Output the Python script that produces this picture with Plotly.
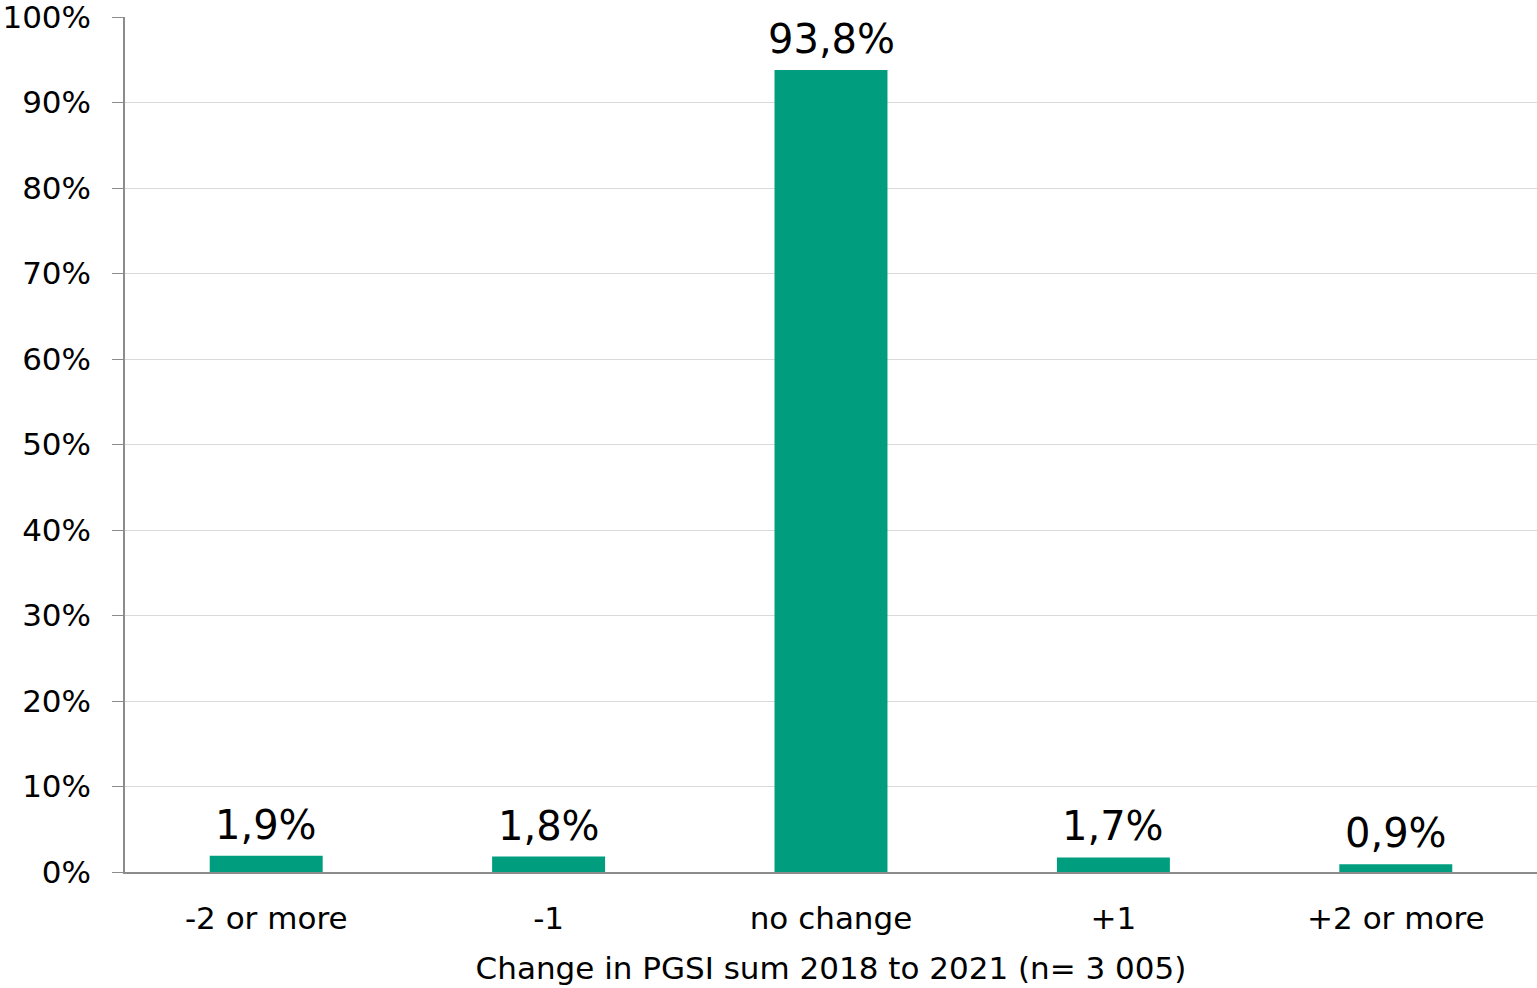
import plotly.graph_objects as go

categories = ["-2 or more", "-1", "no change", "+1", "+2 or more"]
shares = [1.9, 1.8, 93.8, 1.7, 0.9]
y_ticks = [0, 10, 20, 30, 40, 50, 60, 70, 80, 90, 100]

labels = [f"{v:.1f}%".replace(".", ",") for v in shares]

fig = go.Figure(
    go.Bar(
        x=categories,
        y=shares,
        marker=dict(color="#009E7E", line=dict(width=0)),
        width=0.4,
    )
)

# value labels above each bar (category index positions)
for idx, (val, lab) in enumerate(zip(shares, labels)):
    fig.add_annotation(
        x=idx, y=val, text=lab, showarrow=False,
        xref="x", yref="y",
        yanchor="bottom", yshift=6,
        font=dict(size=40, color="#000000"),
    )

fig.update_layout(
    width=1537,
    height=988,
    margin=dict(l=125, r=0, t=17, b=116),
    paper_bgcolor="white",
    plot_bgcolor="white",
    font=dict(family="DejaVu Sans", size=31, color="#000000"),
    showlegend=False,
    bargap=0.6,
)

fig.update_xaxes(
    type="category",
    title=dict(text="Change in PGSI sum 2018 to 2021 (n= 3 005)", standoff=22,
               font=dict(size=31)),
    showline=True,
    linecolor="#8c8c8c",
    linewidth=1.5,
    ticks="",
    showgrid=False,
    tickfont=dict(size=31),
    ticklabelstandoff=18,
)

fig.update_yaxes(
    range=[0, 100],
    tickvals=y_ticks,
    ticktext=[f"{t}%" for t in y_ticks],
    showline=True,
    linecolor="#8c8c8c",
    linewidth=1.5,
    ticks="outside",
    ticklen=11,
    tickcolor="#8c8c8c",
    showgrid=True,
    gridcolor="#d9d9d9",
    gridwidth=1,
    zeroline=False,
    tickfont=dict(size=31),
    ticklabelstandoff=15,
    ticklabeloverflow="allow",
)

fig.write_html("out.html")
· · · · · · ·
Leave the pictures out and please restate exactly the lines running from the start of the material through the one with "80, 90, 100]".

Output the Python script that produces this picture with Plotly.
import plotly.graph_objects as go

categories = ["-2 or more", "-1", "no change", "+1", "+2 or more"]
shares = [1.9, 1.8, 93.8, 1.7, 0.9]
y_ticks = [0, 10, 20, 30, 40, 50, 60, 70, 80, 90, 100]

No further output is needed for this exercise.